Can you share just one magician’s secret with us?

I never reveal any (magic) secrets. Or, actually, I do have a little secret. If you want something, dream it, and go for it. This secret is behind the greatest tricks of all time. There was an idea, at the beginning, a dream. Through a lot of effort, it was possible to form it into reality. Sometimes, it is impossible to reach it alone, or you might need help to achieve it. I once dreamt about having a show in the Four Seasons hotel in Prague. And after a few months of planning, it happened. The secret of magic for me is that anything is possible when you know the right way.

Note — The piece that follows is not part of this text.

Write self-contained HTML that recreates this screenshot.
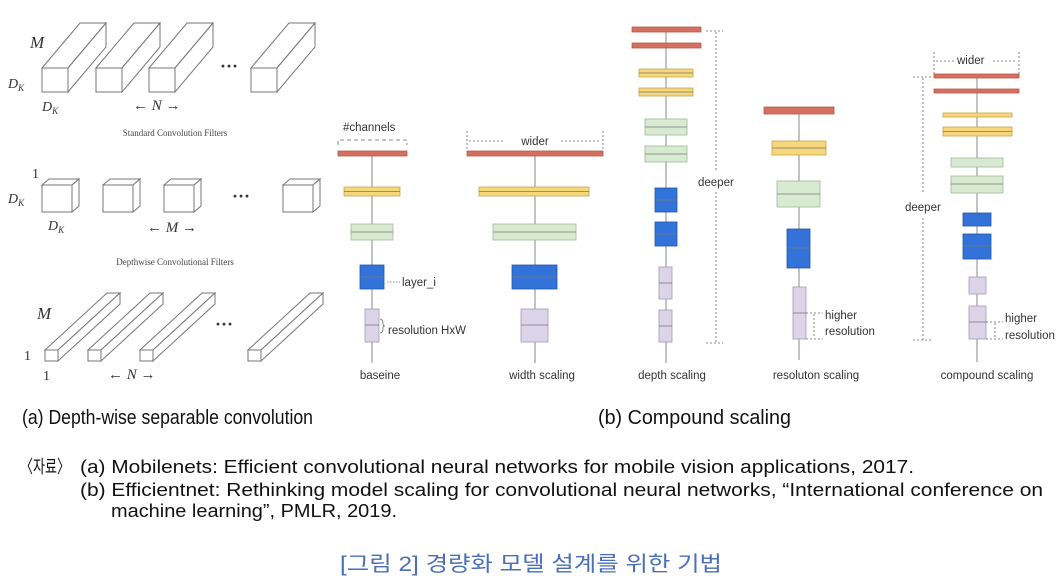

Where do you see yourself in 10 years, at the age of 28?

Celebrating my 28th birthday! No, really, that is a difficult question. But I’ve got one idea on my mind. I’d love to do a big stage show, not just for theatres, but also for big arenas. The show would be magical in every sense, a true experience. Suitable for people who speak English, as well as those who don’t. Generally, I think that a show like this could do well. This would of course take a lot of work, maybe even a big team. This idea might take more years than 10, or maybe less, I’m gonna see.

In the coming years, my goal is to perform more all around the world. For example, in the summer, I’d like to entertain hotel guests at different hotels. I’ve already been to Dubai, London, and Prague of course, and I’m very much looking forward to where the magic could take me next!